** To be done **
What lines of the data hold the string "React"? Pull each one out.

** Supplied material **
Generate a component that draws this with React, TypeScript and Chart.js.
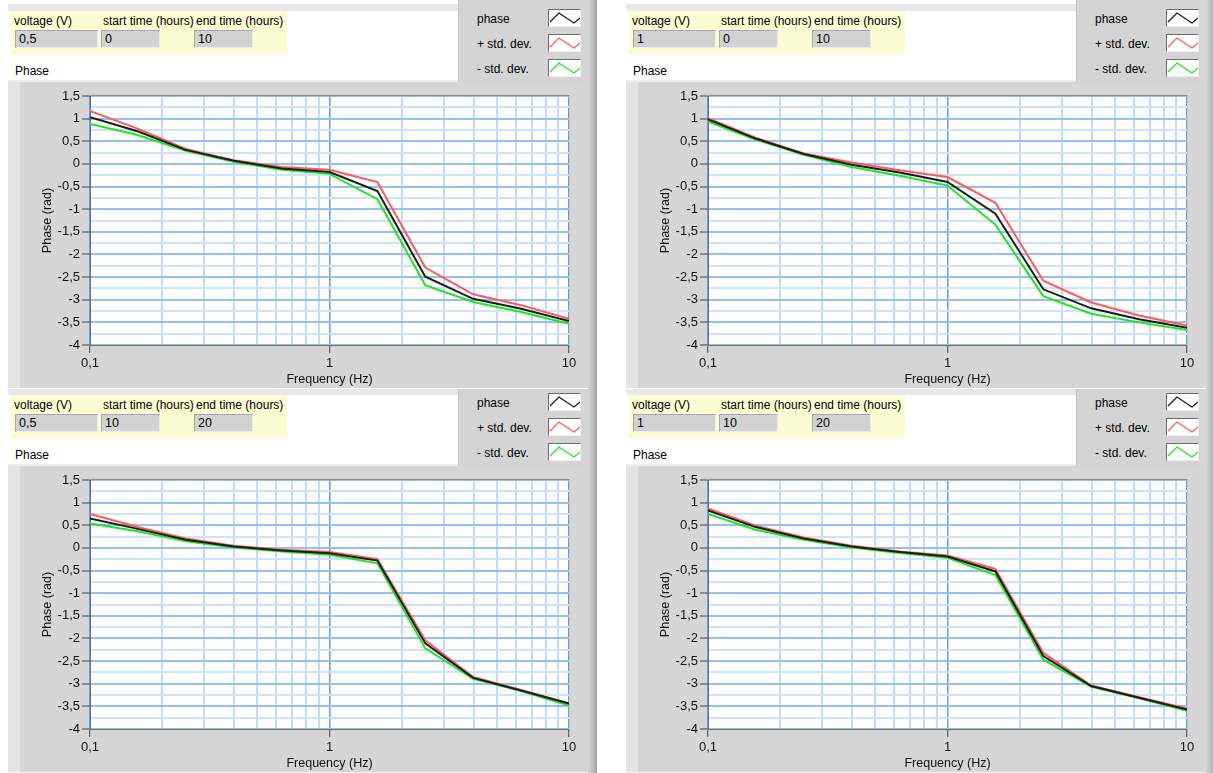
import React, { useEffect, useRef } from 'react';
import { Chart, registerables } from 'chart.js';

Chart.register(...registerables);

// ---------- data ----------
const frequencies = [0.1, 0.158, 0.251, 0.398, 0.631, 1, 1.585, 2.512, 3.981, 6.31, 10];

const xGridTicks = [0.1, 0.2, 0.3, 0.4, 0.5, 0.6, 0.7, 0.8, 0.9, 1, 2, 3, 4, 5, 6, 7, 8, 9, 10];
const xLabelTicks = [0.1, 1, 10];
const yGridTicks = [1.5, 1.25, 1, 0.75, 0.5, 0.25, 0, -0.25, -0.5, -0.75, -1, -1.25, -1.5, -1.75, -2, -2.25, -2.5, -2.75, -3, -3.25, -3.5, -3.75, -4];
const yLabelTicks = [1.5, 1, 0.5, 0, -0.5, -1, -1.5, -2, -2.5, -3, -3.5, -4];

const panelVoltages = ['0,5', '1', '0,5', '1'];
const panelStartTimes = ['0', '0', '10', '10'];
const panelEndTimes = ['10', '10', '20', '20'];

const legendLabels = ['phase', '+ std. dev.', '- std. dev.'];

// panel 1: 0,5 V, 0-10 h
const phase1 = [1.03, 0.72, 0.31, 0.07, -0.1, -0.18, -0.6, -2.49, -2.98, -3.2, -3.47];
const plus1 = [1.17, 0.78, 0.33, 0.08, -0.07, -0.13, -0.4, -2.29, -2.88, -3.12, -3.42];
const minus1 = [0.88, 0.64, 0.29, 0.05, -0.13, -0.22, -0.78, -2.68, -3.05, -3.27, -3.53];

// panel 2: 1 V, 0-10 h
const phase2 = [0.98, 0.56, 0.22, -0.02, -0.19, -0.4, -1.1, -2.77, -3.19, -3.43, -3.62];
const plus2 = [1.01, 0.58, 0.23, 0.03, -0.14, -0.29, -0.86, -2.58, -3.06, -3.35, -3.57];
const minus2 = [0.93, 0.54, 0.2, -0.07, -0.26, -0.48, -1.34, -2.92, -3.31, -3.5, -3.67];

// panel 3: 0,5 V, 10-20 h
const phase3 = [0.65, 0.42, 0.18, 0.03, -0.055, -0.12, -0.28, -2.11, -2.87, -3.15, -3.44];
const plus3 = [0.75, 0.46, 0.21, 0.05, -0.04, -0.09, -0.25, -2.04, -2.85, -3.14, -3.43];
const minus3 = [0.54, 0.37, 0.145, 0.01, -0.08, -0.15, -0.34, -2.22, -2.89, -3.16, -3.48];

// panel 4: 1 V, 10-20 h
const phase4 = [0.83, 0.46, 0.21, 0.03, -0.09, -0.19, -0.52, -2.39, -3.05, -3.31, -3.57];
const plus4 = [0.87, 0.49, 0.23, 0.05, -0.08, -0.17, -0.46, -2.32, -3.04, -3.3, -3.55];
const minus4 = [0.75, 0.4, 0.18, 0.01, -0.11, -0.22, -0.6, -2.47, -3.07, -3.32, -3.6];

const panelSeries = [
  [phase1, plus1, minus1],
  [phase2, plus2, minus2],
  [phase3, plus3, minus3],
  [phase4, plus4, minus4],
];

// ---------- styles ----------
const FONT = '"Liberation Sans", Arial, sans-serif';
const seriesColors = ['#1c1c1c', '#ff5a5a', '#1ee61e'];
const panelOffsets = [
  [0, 0],
  [618, 0],
  [0, 384],
  [618, 384],
];

const fmt = (v: number) => String(Math.round(v * 100) / 100).replace('.', ',');
const near = (a: number, list: number[]) => list.some((b) => Math.abs(a - b) < 1e-9);

const plotFrame = {
  id: 'plotFrame',
  beforeDraw(chart: any) {
    const { ctx, chartArea: a } = chart;
    ctx.save();
    ctx.fillStyle = '#ffffff';
    ctx.fillRect(a.left, a.top, a.right - a.left, a.bottom - a.top);
    ctx.restore();
  },
  afterDraw(chart: any) {
    const { ctx, chartArea: a } = chart;
    ctx.save();
    ctx.lineWidth = 1;
    ctx.beginPath();
    ctx.moveTo(Math.round(a.left) + 0.5, Math.round(a.top) - 0.5);
    ctx.lineTo(Math.round(a.right) + 0.5, Math.round(a.top) - 0.5);
    ctx.strokeStyle = '#8a8a8a';
    ctx.stroke();
    ctx.beginPath();
    ctx.strokeStyle = '#c8c8c8';
    ctx.moveTo(Math.round(a.right) + 0.5, Math.round(a.top) + 0.5);
    ctx.lineTo(Math.round(a.right) + 0.5, Math.round(a.bottom) + 0.5);
    ctx.stroke();
    ctx.restore();
  },
};

function GraphCanvas({ series }: { series: number[][] }) {
  const ref = useRef<HTMLCanvasElement>(null);
  useEffect(() => {
    const datasets = series.map((vals, i) => ({
      label: legendLabels[i],
      data: frequencies.map((f, j) => ({ x: f, y: vals[j] })),
      borderColor: seriesColors[i],
      backgroundColor: seriesColors[i],
      borderWidth: 2,
      pointRadius: 0,
      tension: 0,
      fill: false,
      order: i === 0 ? 0 : i,
    }));
    const chart = new Chart(ref.current as HTMLCanvasElement, {
      type: 'line',
      data: { datasets },
      options: {
        animation: false,
        responsive: false,
        events: [],
        layout: { padding: { top: 14, right: 19, left: 0, bottom: 0 } },
        plugins: { legend: { display: false }, tooltip: { enabled: false } },
        scales: {
          x: {
            type: 'logarithmic',
            min: 0.1,
            max: 10,
            afterBuildTicks: (s: any) => {
              s.ticks = xGridTicks.map((v) => ({ value: v, major: near(v, xLabelTicks) }));
            },
            afterFit: (s: any) => {
              s.height = 43;
            },
            ticks: {
              autoSkip: false,
              maxRotation: 0,
              minRotation: 0,
              padding: 3,
              color: '#111',
              font: { family: FONT, size: 13 },
              callback: (v: any) => (near(Number(v), xLabelTicks) ? fmt(Number(v)) : ''),
            },
            grid: {
              color: (c: any) => (c.tick && near(c.tick.value, xLabelTicks) ? '#5f9eec' : '#c0dbf8'),
              lineWidth: (c: any) => (c.tick && near(c.tick.value, xLabelTicks) ? 1.5 : 2),
              tickColor: (c: any) => (c.tick && near(c.tick.value, xLabelTicks) ? '#404040' : 'rgba(0,0,0,0)'),
              tickWidth: 1,
              tickLength: 8,
            },
            border: { display: true, color: '#707070' },
            title: {
              display: true,
              text: 'Frequency (Hz)',
              color: '#111',
              font: { family: FONT, size: 12.5 },
              padding: { top: 0, bottom: 1 },
            },
          },
          y: {
            type: 'linear',
            min: -4,
            max: 1.5,
            afterBuildTicks: (s: any) => {
              s.ticks = yGridTicks.map((v) => ({ value: v }));
            },
            afterFit: (s: any) => {
              s.width = 82;
            },
            ticks: {
              autoSkip: false,
              padding: 2,
              color: '#111',
              font: { family: FONT, size: 13 },
              callback: (v: any) => (near(Number(v), yLabelTicks) ? fmt(Number(v)) : ''),
            },
            grid: {
              color: (c: any) => (c.tick && near(c.tick.value, yLabelTicks) ? '#92c0f3' : '#cde3fa'),
              lineWidth: 2,
              tickColor: (c: any) => (c.tick && near(c.tick.value, yLabelTicks) ? '#404040' : 'rgba(0,0,0,0)'),
              tickWidth: 1,
              tickLength: 8,
            },
            border: { display: true, color: '#707070' },
            title: {
              display: true,
              text: 'Phase (rad)',
              color: '#111',
              font: { family: FONT, size: 12.5 },
              padding: { top: 32, bottom: 0 },
            },
          },
        },
      },
      plugins: [plotFrame],
    } as any);
    return () => chart.destroy();
  }, [series]);
  return (
    <canvas
      ref={ref}
      width={580}
      height={306}
      style={{
        position: 'absolute',
        left: 8,
        top: 82,
        width: 580,
        height: 306,
        background: 'linear-gradient(to right, #e4e4e4 0px, #e4e4e4 12px, #d6d6d6 12px)',
      }}
    />
  );
}

const textStyle: React.CSSProperties = {
  position: 'absolute',
  fontFamily: FONT,
  fontSize: 12,
  lineHeight: '14px',
  color: '#000',
  whiteSpace: 'nowrap',
};

function ValueBox({ left, width, text }: { left: number; width: number; text: string }) {
  return (
    <div
      style={{
        ...textStyle,
        left,
        top: 30,
        width,
        height: 18,
        lineHeight: '17px',
        fontSize: 12.5,
        background: '#d2d2d2',
        borderTop: '1px solid #a8a8a8',
        borderLeft: '1px solid #a8a8a8',
        borderBottom: '1px solid #ececec',
        borderRight: '1px solid #ececec',
        paddingLeft: 3,
        boxSizing: 'border-box',
      }}
    >
      {text}
    </div>
  );
}

function Swatch({ top, color }: { top: number; color: string }) {
  return (
    <div
      style={{
        position: 'absolute',
        left: 89,
        top,
        width: 33,
        height: 18,
        background: '#fff',
        borderTop: '1px solid #6a6a6a',
        borderLeft: '1px solid #6a6a6a',
        borderBottom: '1px solid #f0f0f0',
        borderRight: '1px solid #f0f0f0',
        boxSizing: 'border-box',
      }}
    >
      <svg width={31} height={16} style={{ position: 'absolute', left: 0, top: 0 }}>
        <polyline points="1,12 10,3 25,13 31,8" fill="none" stroke={color} strokeWidth={1.3} />
      </svg>
    </div>
  );
}

function Panel({ index }: { index: number }) {
  const [ox, oy] = panelOffsets[index];
  return (
    <div
      style={{
        position: 'absolute',
        left: ox,
        top: oy,
        width: 597,
        height: 389,
        background: '#fff',
        overflow: 'hidden',
        zIndex: oy === 0 ? 2 : 1,
      }}
    >
      <div style={{ position: 'absolute', left: 8, top: 4, width: 450, height: 7, background: '#e8e8e8' }} />
      <div style={{ position: 'absolute', left: 11, top: 11, width: 276, height: 43, background: '#fcfcd2' }} />
      <div style={{ ...textStyle, left: 14, top: 14 }}>voltage (V)</div>
      <div style={{ ...textStyle, left: 103, top: 14 }}>start time (hours)</div>
      <div style={{ ...textStyle, left: 196, top: 14 }}>end time (hours)</div>
      <ValueBox left={15} width={83} text={panelVoltages[index]} />
      <ValueBox left={101} width={59} text={panelStartTimes[index]} />
      <ValueBox left={194} width={59} text={panelEndTimes[index]} />
      <div style={{ ...textStyle, left: 15, top: 64 }}>Phase</div>
      <div style={{ position: 'absolute', left: 8, top: 80, width: 450, height: 2, background: '#ededed' }} />
      <div
        style={{
          position: 'absolute',
          left: 458,
          top: 0,
          width: 132,
          height: 82,
          background: '#d4d4d4',
          borderLeft: '1px solid #c4c4c4',
          boxSizing: 'border-box',
        }}
      >
        {legendLabels.map((l, i) => (
          <div key={l} style={{ ...textStyle, left: 18, top: 12 + i * 25 }}>
            {l}
          </div>
        ))}
        {seriesColors.map((c, i) => (
          <Swatch key={c} top={9 + i * 25} color={c} />
        ))}
      </div>
      <GraphCanvas series={panelSeries[index]} />
      <div
        style={{
          position: 'absolute',
          left: 588,
          top: 0,
          width: 9,
          height: 389,
          background: 'linear-gradient(to right, #d8d8d8, #c0c0c0 50%, #a4a4a4)',
        }}
      />
    </div>
  );
}

export default function App() {
  return (
    <div style={{ position: 'fixed', left: 0, top: 0, width: 1213, height: 773, background: '#fff', overflow: 'hidden' }}>
      {[0, 1, 2, 3].map((i) => (
        <Panel key={i} index={i} />
      ))}
    </div>
  );
}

** Exercise answer **
Generate a component that draws this with React, TypeScript and Chart.js.
import React, { useEffect, useRef } from 'react';
const textStyle: React.CSSProperties = {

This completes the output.